Still, ethanol producers and some agriculture groups wanted to see an increase for advanced biofuels. The EPA has proposed 4.29 billion gallons for next year, only slightly above the 4.28 billion level established in 2017. Advanced biofuels are comprised of ethanol from most anything other than corn that meets a 50 percent reduction in greenhouse gas emissions, such as soybeans and sugarcane. Under the guidelines, corn can not be considered an advanced biofuel.

"We will work with the Administration and EPA going forward to restore biofuel targets that will spur innovation in rural communities," Broin said.
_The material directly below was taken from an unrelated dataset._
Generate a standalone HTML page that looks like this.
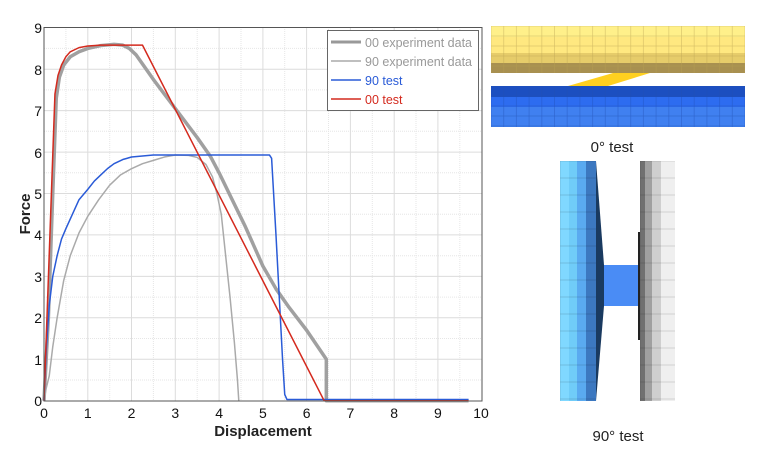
<!DOCTYPE html>
<html><head><meta charset="utf-8"><style>
html,body{margin:0;padding:0;background:#fff;width:761px;height:461px;overflow:hidden}
svg{display:block}
text{font-family:"Liberation Sans",sans-serif}
</style></head><body>
<svg width="761" height="461" viewBox="0 0 761 461">
<defs>
<pattern id="gy" width="12.7" height="10" patternUnits="userSpaceOnUse" x="491" y="26"><rect width="12.7" height="10" fill="none" stroke="#b8a050" stroke-width="0.6" opacity="0.6"/></pattern>
<pattern id="gb" width="12.7" height="10" patternUnits="userSpaceOnUse" x="491" y="86"><rect width="12.7" height="10" fill="none" stroke="#1f4fb0" stroke-width="0.6" opacity="0.6"/></pattern>
<pattern id="gv" width="40" height="17" patternUnits="userSpaceOnUse" x="560" y="161"><rect width="40" height="17" fill="none" stroke="#000" stroke-width="0.5" opacity="0.25"/></pattern>
</defs>
<g stroke="#e6e6e6" stroke-width="1" stroke-dasharray="1,1">
<line x1="65.9" y1="27" x2="65.9" y2="401"/><line x1="109.7" y1="27" x2="109.7" y2="401"/><line x1="153.4" y1="27" x2="153.4" y2="401"/><line x1="197.2" y1="27" x2="197.2" y2="401"/><line x1="241" y1="27" x2="241" y2="401"/><line x1="284.7" y1="27" x2="284.7" y2="401"/><line x1="328.5" y1="27" x2="328.5" y2="401"/><line x1="372.3" y1="27" x2="372.3" y2="401"/><line x1="416" y1="27" x2="416" y2="401"/><line x1="459.8" y1="27" x2="459.8" y2="401"/>
<line x1="44" y1="380" x2="482" y2="380"/><line x1="44" y1="338.5" x2="482" y2="338.5"/><line x1="44" y1="297.1" x2="482" y2="297.1"/><line x1="44" y1="255.7" x2="482" y2="255.7"/><line x1="44" y1="214.2" x2="482" y2="214.2"/><line x1="44" y1="172.8" x2="482" y2="172.8"/><line x1="44" y1="131.3" x2="482" y2="131.3"/><line x1="44" y1="89.9" x2="482" y2="89.9"/><line x1="44" y1="48.4" x2="482" y2="48.4"/>
</g>
<g stroke="#dcdcdc" stroke-width="1">
<line x1="87.8" y1="27" x2="87.8" y2="401"/><line x1="131.5" y1="27" x2="131.5" y2="401"/><line x1="175.3" y1="27" x2="175.3" y2="401"/><line x1="219.1" y1="27" x2="219.1" y2="401"/><line x1="262.9" y1="27" x2="262.9" y2="401"/><line x1="306.6" y1="27" x2="306.6" y2="401"/><line x1="350.4" y1="27" x2="350.4" y2="401"/><line x1="394.2" y1="27" x2="394.2" y2="401"/><line x1="437.9" y1="27" x2="437.9" y2="401"/>
<line x1="44" y1="359.3" x2="482" y2="359.3"/><line x1="44" y1="317.8" x2="482" y2="317.8"/><line x1="44" y1="276.4" x2="482" y2="276.4"/><line x1="44" y1="234.9" x2="482" y2="234.9"/><line x1="44" y1="193.5" x2="482" y2="193.5"/><line x1="44" y1="152.1" x2="482" y2="152.1"/><line x1="44" y1="110.6" x2="482" y2="110.6"/><line x1="44" y1="69.2" x2="482" y2="69.2"/>
</g>
<g transform="translate(44,400.7) scale(43.77,-41.44)" fill="none" stroke-linejoin="round">
<polyline vector-effect="non-scaling-stroke" stroke="#a0a0a0" stroke-width="3.5" points="0,0 0.1,2 0.2,5 0.28,7.3 0.35,7.8 0.45,8.1 0.6,8.3 0.8,8.42 1,8.5 1.3,8.57 1.6,8.6 1.8,8.58 1.95,8.5 2.1,8.35 2.5,7.75 3,7.05 3.5,6.35 3.8,5.9 4,5.5 4.3,4.85 4.6,4.2 5,3.25 5.3,2.7 5.6,2.25 6,1.7 6.45,1 6.45,0 9.7,0"/>
<polyline vector-effect="non-scaling-stroke" stroke="#aaaaaa" stroke-width="1.5" points="0,0 0.05,0.3 0.12,0.6 0.2,1.3 0.3,2 0.45,2.9 0.6,3.5 0.8,4.05 1,4.45 1.25,4.85 1.5,5.2 1.75,5.45 2,5.6 2.25,5.72 2.5,5.8 2.75,5.88 3,5.93 3.3,5.92 3.5,5.87 3.7,5.7 3.85,5.4 3.95,5.0 4.05,4.5 4.15,3.5 4.25,2.5 4.35,1.4 4.42,0.5 4.45,0"/>
<polyline vector-effect="non-scaling-stroke" stroke="#2a5bd7" stroke-width="1.5" points="0,0 0.05,1.2 0.12,2.3 0.2,3.0 0.3,3.5 0.4,3.9 0.5,4.15 0.65,4.5 0.8,4.85 1,5.1 1.15,5.3 1.3,5.45 1.45,5.6 1.6,5.72 1.8,5.82 2,5.88 2.5,5.93 5.15,5.93 5.2,5.85 5.3,4 5.45,1 5.5,0.15 5.55,0.03 9.7,0.03"/>
<polyline vector-effect="non-scaling-stroke" stroke="#d42a1e" stroke-width="1.5" points="0,0 0.25,7.4 0.32,7.85 0.4,8.1 0.5,8.3 0.6,8.42 0.8,8.52 1,8.56 1.3,8.58 2.25,8.58 6.4,0 9.7,0"/>
</g>
<rect x="44" y="27.5" width="438" height="373.5" fill="none" stroke="#555" stroke-width="1"/>
<g font-size="14" fill="#111" text-anchor="middle">
<text x="44" y="418">0</text><text x="87.8" y="418">1</text><text x="131.5" y="418">2</text><text x="175.3" y="418">3</text><text x="219.1" y="418">4</text><text x="262.9" y="418">5</text><text x="306.6" y="418">6</text><text x="350.4" y="418">7</text><text x="394.2" y="418">8</text><text x="437.9" y="418">9</text><text x="481" y="418">10</text>
</g>
<g font-size="14" fill="#111" text-anchor="end">
<text x="42" y="406">0</text><text x="42" y="365">1</text><text x="42" y="323">2</text><text x="42" y="282">3</text><text x="42" y="240">4</text><text x="42" y="199">5</text><text x="42" y="158">6</text><text x="42" y="116">7</text><text x="42" y="75">8</text><text x="42" y="33">9</text>
</g>
<text x="263" y="436" font-size="15" font-weight="bold" text-anchor="middle" fill="#222">Displacement</text>
<text transform="translate(30,214) rotate(-90)" font-size="15" font-weight="bold" text-anchor="middle" fill="#222">Force</text>
<rect x="327.5" y="30.5" width="151" height="80" fill="#fff" stroke="#666" stroke-width="1"/>
<line x1="331" y1="42" x2="361" y2="42" stroke="#999" stroke-width="3"/>
<line x1="331" y1="61" x2="361" y2="61" stroke="#aaa" stroke-width="1.5"/>
<line x1="331" y1="80" x2="361" y2="80" stroke="#2a5bd7" stroke-width="1.5"/>
<line x1="331" y1="99" x2="361" y2="99" stroke="#d42a1e" stroke-width="1.5"/>
<g font-size="12.5">
<text x="365" y="47" fill="#999">00 experiment data</text>
<text x="365" y="66" fill="#999">90 experiment data</text>
<text x="365" y="85" fill="#2a5bd7">90 test</text>
<text x="365" y="104" fill="#d42a1e">00 test</text>
</g>
<rect x="491" y="26" width="254" height="11" fill="#fff08a"/>
<rect x="491" y="37" width="254" height="16" fill="#ffe880"/>
<rect x="491" y="53" width="254" height="10" fill="#e6cc6a"/>
<rect x="491" y="63" width="254" height="10" fill="#a89050"/>
<rect x="491" y="26" width="254" height="47" fill="url(#gy)"/>
<polygon points="613,73 650,73 608,86 568,86" fill="#ffd020"/>
<rect x="491" y="86" width="254" height="11" fill="#1c4fc0"/>
<rect x="491" y="97" width="254" height="10" fill="#2d6cf0"/>
<rect x="491" y="107" width="254" height="20" fill="#4080f0"/>
<rect x="491" y="86" width="254" height="41" fill="url(#gb)"/>
<text x="612" y="152" font-size="15" text-anchor="middle" fill="#222">0° test</text>
<rect x="560" y="161" width="9" height="240" fill="#80d8ff"/>
<rect x="569" y="161" width="8" height="240" fill="#70ccf8"/>
<rect x="577" y="161" width="9" height="240" fill="#5aaaf0"/>
<rect x="586" y="161" width="10" height="240" fill="#3c78c0"/>
<rect x="560" y="161" width="36" height="240" fill="url(#gv)"/>
<polygon points="596,161 596,401 604,306 604,265" fill="#1a3a60"/>
<rect x="604" y="265" width="34" height="41" fill="#4a8cf5"/>
<rect x="638" y="232" width="2" height="108" fill="#222"/>
<rect x="640" y="161" width="5" height="240" fill="#707070"/>
<rect x="645" y="161" width="7" height="240" fill="#a0a0a0"/>
<rect x="652" y="161" width="9" height="240" fill="#cfcfcf"/>
<rect x="661" y="161" width="14" height="240" fill="#efefef"/>
<rect x="640" y="161" width="35" height="240" fill="url(#gv)"/>
<text x="618" y="441" font-size="15" text-anchor="middle" fill="#222">90° test</text>
</svg>
</body></html>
Becky Pitz, general manager at Poet Biorefining in Mitchell, said the amount proposed by the EPA for starch-based biofuel was ideal, but the proposed amount for advanced biofuels was lower than expected. Next year's blending requirement for corn ethanol, a starch-based biofuel, was set at 15 billion gallons.

"As far as the advanced biofuels, a little disappointed. It could have been a few gallons higher," Pitz said. "But we will take it. We are making a lot of progress as a company, so overall we are pleased."

The volumes released will continue to support farmers in the area and stabilize the market, Pitz said. The more importance placed on biofuels, the more the demand will drive the price up for the market, which is favorable for farmers.

"It was really exciting to see and it tells us that the President and his administration believe in biofuel, that was fantastic," Pitz said.